Could the Paleo Diet Be a “Metabolic Syndrome Diet”?

By Stephen T. Sinatra, M.D., F.A.C.C., F.A.C.N., C.N.S., C.B.T.

If you have metabolic syndrome, you might want to eat like a caveman. According to new research, your symptoms are more likely to improve if you adopt a Paleolithic-type diet (Paleo diet, for short), than if you follow a diet based on national dietary guidelines.

What Is a Paleo Diet?

The so-called Paleo diet is dramatically different from mainstream dietary guidelines. Inspired by our Stone-age predecessors, the Paleo diet consists of foods you could gather or hunt: fruits, berries, vegetables, roots, lean meats, eggs, seafood, mushrooms, nuts, seeds and other healthy fats. It simulates a 2 million-year-old pre-agriculture and animal husbandry menu, and excludes agricultural products like grains and dairy, as well as processed food and sugars, and alcohol.

Compare this simple Paleo-type diet to the typical Western diet, which is overloaded with unnatural, processed carbohydrates like bread, crackers, pasta, and sugar. Eating these foods in excess – most of which never existed until the last 100 years or so – can lead to metabolic syndrome, diabetes, and eventually heart disease.

What is Metabolic Syndrome?

Metabolic syndrome is a widespread pre-diabetic condition that occurs primarily because of poor dietary choices (including eating too many processed carbohydrates) and lack of physical activity. It is characterized by weight gain and a waist circumference of more than 34 inches for women and 39 inches for men, and above-normal blood pressure, cholesterol, triglycerides, and blood sugar.

Benefits of a Paleo Diet

Recent research published in a 2015 issue of the American Journal of Clinical Nutrition shows that a Paleo diet may be helpful for people with metabolic syndrome. Through a meta-analysis of four previous studies comparing the results of a Paleo diet on metabolic syndrome against diets based on standard dietary guidelines, Bahrainian and Dutch researchers found that “the Paleolithic diet resulted in greater short-term improvements on metabolic syndrome components than did guideline-based control diets.”

The benefits of The Paleo diet – which included improved waist circumference, blood pressure, HDL cholesterol, triglycerides, and fasting blood sugar levels  – were superior over the short-term –  that is, within six months – in each of these categories compared to 4 other, broadly similar diets that were based on conventional dietary guidelines.

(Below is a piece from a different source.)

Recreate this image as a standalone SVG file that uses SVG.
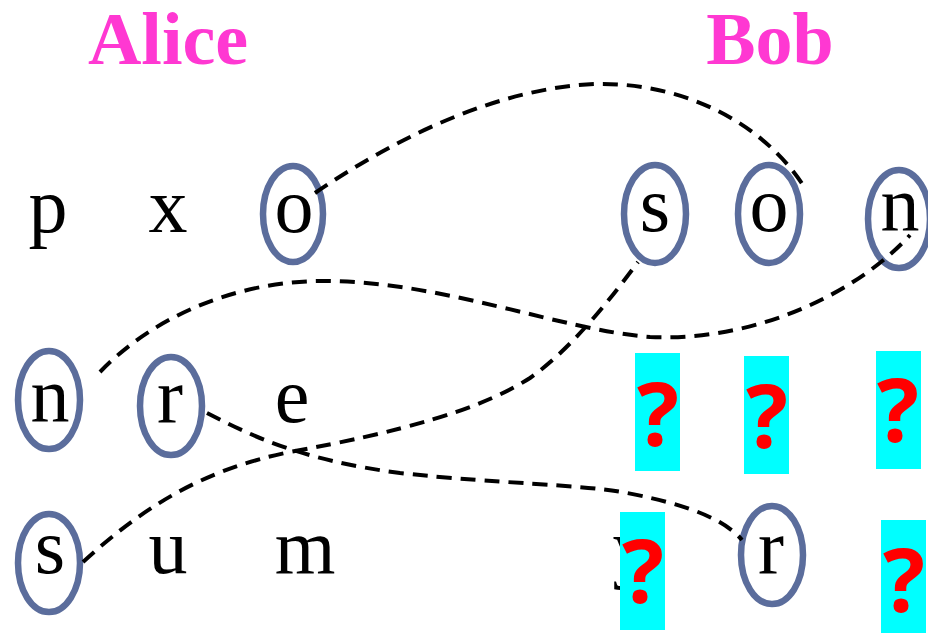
<svg xmlns="http://www.w3.org/2000/svg" width="928" height="633" viewBox="0 0 928 633">
<style>
.t{font-family:"Liberation Serif","Times New Roman",serif;font-size:78px;fill:#000;text-anchor:middle}
.h{font-family:"Liberation Serif","Times New Roman",serif;font-size:74px;font-weight:bold;fill:#ff38d2;text-anchor:middle}
.ring{fill:none;stroke:#5b6d9c;stroke-width:6.5}
.box{fill:#00ffff}
.q{font-family:"Open Sans","DejaVu Sans",sans-serif;font-size:88px;font-weight:bold;fill:#ff0000;text-anchor:middle}
.c{fill:none;stroke:#000;stroke-width:4;stroke-dasharray:15 9}
</style>
<rect width="928" height="633" fill="#fff"/>
<text class="h" x="168" y="64">Alice</text>
<text class="h" x="770" y="64">Bob</text>

<g id="alice-p"><text class="t" x="48" y="232">p</text></g>
<g id="alice-x"><text class="t" x="168" y="232">x</text></g>
<g id="alice-o"><ellipse class="ring" cx="293" cy="214" rx="30" ry="48"/><text class="t" x="294" y="232">o</text></g>
<g id="alice-n"><ellipse class="ring" cx="49" cy="400" rx="31" ry="49"/><text class="t" x="50" y="422">n</text></g>
<g id="alice-r"><ellipse class="ring" cx="171" cy="406" rx="31" ry="49"/><text class="t" x="170" y="422">r</text></g>
<g id="alice-e"><text class="t" x="292" y="422">e</text></g>
<g id="alice-s"><ellipse class="ring" cx="49" cy="563" rx="31" ry="49"/><text class="t" x="50" y="573">s</text></g>
<g id="alice-u"><text class="t" x="168" y="573">u</text></g>
<g id="alice-m"><text class="t" x="305" y="573">m</text></g>

<g id="bob-s"><ellipse class="ring" cx="655" cy="214" rx="31" ry="49"/><text class="t" x="655" y="231">s</text></g>
<g id="bob-o"><ellipse class="ring" cx="769" cy="214" rx="31" ry="49"/><text class="t" x="769" y="231">o</text></g>
<g id="bob-n"><ellipse class="ring" cx="899" cy="219" rx="31" ry="49"/><text class="t" x="900" y="231">n</text></g>
<g id="bob-y"><text class="t" x="632" y="573">y</text></g>
<g id="bob-r"><ellipse class="ring" cx="772" cy="555" rx="31" ry="49"/><text class="t" x="771" y="573">r</text></g>

<g id="q1"><rect class="box" x="635" y="353" width="45" height="118"/><text class="q" x="658" y="446">?</text></g>
<g id="q2"><rect class="box" x="744" y="356" width="45" height="118"/><text class="q" x="767" y="448">?</text></g>
<g id="q3"><rect class="box" x="876" y="351" width="45" height="118"/><text class="q" x="898" y="442">?</text></g>
<g id="q4"><rect class="box" x="620" y="512" width="45" height="118"/><text class="q" x="643" y="603">?</text></g>
<g id="q5"><rect class="box" x="881" y="520" width="45" height="113"/><text class="q" x="904" y="612">?</text></g>

<g id="connectors">
<path class="c" d="M315,193 C400,135 500,88 595,84 C680,82 760,120 803,185"/>
<path class="c" d="M100,372 C150,320 230,282 320,281 C440,280 560,330 650,337 C760,342 860,290 910,235"/>
<path class="c" d="M83,562 C140,510 200,470 290,452 C400,432 480,410 530,378 C570,350 610,300 638,262"/>
<path class="c" d="M207,413 C250,435 300,460 400,473 C500,484 580,484 627,493 C690,505 725,520 742,540"/>
</g>
</svg>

My Take: The Paleo Diet Could be a Good “Metabolic Syndrome Diet”

The Paleo diet offers a more natural alternative to our overly processed Western diet, and this study gives evidence that it can counteract metabolic syndrome. Another plus here is that such a diet (or any diet that minimizes refined carbohydrates) will promote weight loss. A Paleo diet may be hard for many people to follow, though, because it requires more food preparation time.

My primary reservation with a diet like this is to take it easy with the meat, particularly red meat. I don’t recommend eating meat daily and one reason is a higher risk of cancer. Two or three times a week is OK, but try to make it grass-fed meat and substitute with fish or chicken.